Abstract

When and how Earth's ancient crust – the cratons – became underpinned by cool, thick lithospheric mantle roots capable of hosting diamonds are among the most controversial aspects of Archean geology. Alluvial diamonds in cratonic sedimentary cover rocks, whose minimum age is determined by detrital-zircon geochronology, provide a unique perspective on this topic. A new discovery of a diamond-bearing quartz-pebble conglomerate from the northern Slave craton, Canada contains detrital zircon with a restricted U-Pb age distribution that has a dominant peak at ∼2.94 Ga and depositional age of ∼2.83 Ga. Pressure-temperature constraints derived from an olivine-diamond host pair lie on a conductive Mesoarchean geotherm of ∼36–38 mW/m2, comparable to the coolest modern lithospheric geotherms. This result is at odds with a hotter geothermal gradient related to nearby Mesoarchean komatiites.
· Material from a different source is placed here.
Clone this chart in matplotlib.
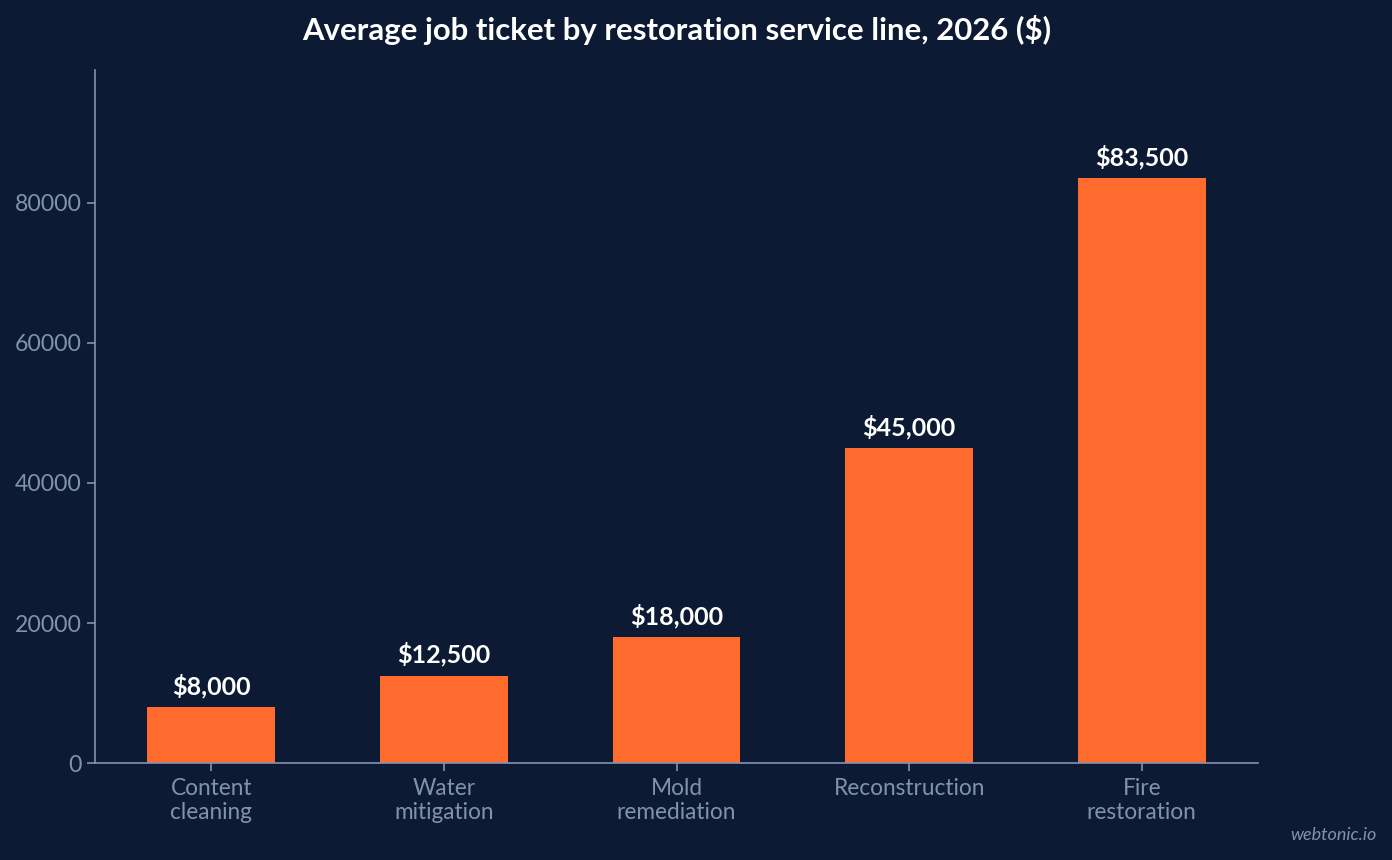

We propose a model whereby early building blocks for cratons were small but with deep cool roots that formed by slab-stacking, and were subsequently juxtaposed with regions of thinner, hotter lithosphere. This heterogeneous initial architecture later amalgamated and thickened through lateral accretion forming the more uniformly thick cratonic lithosphere observed today. Thermal modelling indicates that stacking/thickening of cool initial lithosphere into a lithospheric keel thick enough to stabilise diamonds is the most likely way of generating the observed geotherm by Mesoarchean times.